Cardinal speaks out
Cardinal Murphy-O'Connor, who has probably only a matter of weeks (or even days) before his successor is named, has thankfully spoken out against the effects on religious freedom of recent anti-discrimination initiatives, as reported below by Fr. Ray Blake. I think the Cardinal does so rather well.
Cardinal; Anti-discrimination legislation limits freedom
Anti-discrimination legislation is being used to limit freedom of religion “in unacceptable ways”, says the head of the Roman Catholic Church in England and Wales.[From Saint Mary Magdalen: Cardinal; Anti-discrimination legislation limits freedom]
In a lecture at Westminster Cathedral on the Church's future, Cardinal Cormac Murphy-O’Connor said the state needed to acquire a better understanding of the contribution and place of faith in British society.

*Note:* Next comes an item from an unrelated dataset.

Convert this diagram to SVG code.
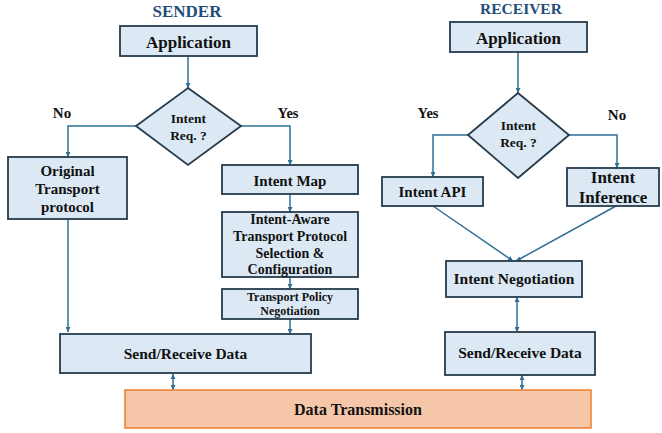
<svg xmlns="http://www.w3.org/2000/svg" width="662" height="433" viewBox="0 0 662 433" font-family="'Liberation Serif', 'DejaVu Serif', serif">
<defs>
<style>
text{font-family:'Liberation Serif','DejaVu Serif',serif;font-weight:700;fill:#111;text-anchor:middle}
.box{fill:#dce9f5;stroke:#253b4c;stroke-width:1.8}
.dt{fill:#f6c6a9;stroke:#ed7d31;stroke-width:1.5}
.title{fill:#1f4e79}
.c{fill:none;stroke:#2e6f95;stroke-width:1.5}
</style>
<marker id="ah" viewBox="0 0 6 6" refX="6" refY="3" markerWidth="5" markerHeight="5" markerUnits="userSpaceOnUse" orient="auto-start-reverse">
<path d="M0,0 L6,3 L0,6 Z" fill="#2e6f95"/>
</marker>
</defs>
<rect width="662" height="433" fill="#fff"/>
<text class="title" x="187" y="17" font-size="17">SENDER</text>
<text class="title" x="521" y="14" font-size="15.5">RECEIVER</text>

<g id="connectors">
<path class="c" d="M188,56 V88" marker-end="url(#ah)"/>
<path class="c" d="M136,126 H68 V157" marker-end="url(#ah)"/>
<path class="c" d="M241,126 H290 V165" marker-end="url(#ah)"/>
<path class="c" d="M290,194 V212" marker-end="url(#ah)"/>
<path class="c" d="M290,277 V289" marker-end="url(#ah)"/>
<path class="c" d="M290,319 V334" marker-end="url(#ah)"/>
<path class="c" d="M68,219 V332" marker-end="url(#ah)"/>
<path class="c" d="M173,374 V390" marker-start="url(#ah)" marker-end="url(#ah)"/>
<path class="c" d="M518,52 V93" marker-end="url(#ah)"/>
<path class="c" d="M468,135 H433 V177" marker-end="url(#ah)"/>
<path class="c" d="M569,135 H617 V168" marker-end="url(#ah)"/>
<path class="c" d="M433,206 L513,261" marker-end="url(#ah)"/>
<path class="c" d="M616,206 L516,261" marker-end="url(#ah)"/>
<path class="c" d="M517,297 V332" marker-start="url(#ah)" marker-end="url(#ah)"/>
<path class="c" d="M522,375 V390" marker-start="url(#ah)" marker-end="url(#ah)"/>
</g>

<g id="s-app">
<rect class="box" x="120" y="26" width="137" height="30"/>
<text x="188.5" y="48" font-size="17">Application</text>
</g>
<g id="s-intent">
<polygon class="box" points="188,88 241,126 188,165 136,126"/>
<text x="188.5" y="123" font-size="13.5">Intent</text>
<text x="188.5" y="140" font-size="13.5">Req. ?</text>
</g>
<text x="62" y="118" font-size="15">No</text>
<text x="288" y="118" font-size="14.5">Yes</text>
<g id="s-orig">
<rect class="box" x="8" y="157" width="119" height="62"/>
<text x="67.5" y="176" font-size="15">Original</text>
<text x="67.5" y="194" font-size="15">Transport</text>
<text x="67.5" y="212" font-size="15">protocol</text>
</g>
<g id="s-map">
<rect class="box" x="222" y="165" width="136" height="29"/>
<text x="290" y="186" font-size="15">Intent Map</text>
</g>
<g id="s-aware">
<rect class="box" x="222" y="212" width="136" height="65"/>
<text x="290" y="224" font-size="14">Intent-Aware</text>
<text x="290" y="241" font-size="14">Transport Protocol</text>
<text x="290" y="257.5" font-size="14">Selection &amp;</text>
<text x="290" y="274" font-size="14">Configuration</text>
</g>
<g id="s-policy">
<rect class="box" x="222" y="289" width="136" height="30"/>
<text x="290" y="301" font-size="12">Transport Policy</text>
<text x="290" y="315" font-size="12">Negotiation</text>
</g>
<g id="s-send">
<rect class="box" x="60" y="334" width="251" height="39"/>
<text x="185.5" y="359" font-size="15.5">Send/Receive Data</text>
</g>

<g id="r-app">
<rect class="box" x="450" y="22" width="137" height="30"/>
<text x="518.5" y="44" font-size="17">Application</text>
</g>
<g id="r-intent">
<polygon class="box" points="518,93 569,135 518,178 468,135"/>
<text x="518.5" y="130" font-size="13.5">Intent</text>
<text x="518.5" y="147" font-size="13.5">Req. ?</text>
</g>
<text x="428" y="118" font-size="14.5">Yes</text>
<text x="617" y="120" font-size="15">No</text>
<g id="r-api">
<rect class="box" x="382" y="177" width="101" height="29"/>
<text x="432.5" y="197" font-size="15">Intent API</text>
</g>
<g id="r-infer">
<rect class="box" x="567" y="168" width="92" height="38"/>
<text x="613" y="183" font-size="17">Intent</text>
<text x="613" y="203" font-size="17">Inference</text>
</g>
<g id="r-neg">
<rect class="box" x="446" y="261" width="136" height="36"/>
<text x="514" y="284" font-size="15.5">Intent Negotiation</text>
</g>
<g id="r-send">
<rect class="box" x="445" y="332" width="150" height="43"/>
<text x="520" y="358" font-size="15.5">Send/Receive Data</text>
</g>

<g id="transmission">
<rect class="dt" x="125" y="390" width="466" height="38"/>
<text x="358" y="415" font-size="16">Data Transmission</text>
</g>
</svg>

He said: “Legislation on discrimination, much of it good in itself, is now being used to limit freedom of religion in unacceptable ways. The sad and totally needless conflict over the Catholic adoption agencies is one example.
“But that is a symptom of a wider prejudice that sees religious faith as a problem to be contained rather than a social good to be cherished and respected, and which properly and necessarily has a public as well as a private dimension.”
The Cardinal called upon local authorities to give the voluntary sector a “greater and more autonomous” role in the delivery of public services and to see the Church as a “partner in the common good, not an adversary”.
He went on to warn that secularism was based on an “impoverished understanding of what it is to be human” and therefore could never fully satisfy human needs.
“Many of the arguments of secularism seek to offer a new and liberated self-sufficient humanism. Yet, I think, they can only end in the death of the human spirit because they are fundamentally reductionist,” he said.
The Church, meanwhile, “must always be an active agent in the creation and building up of a genuinely humane culture” and not given in to drawing pessimistic conclusions about its future.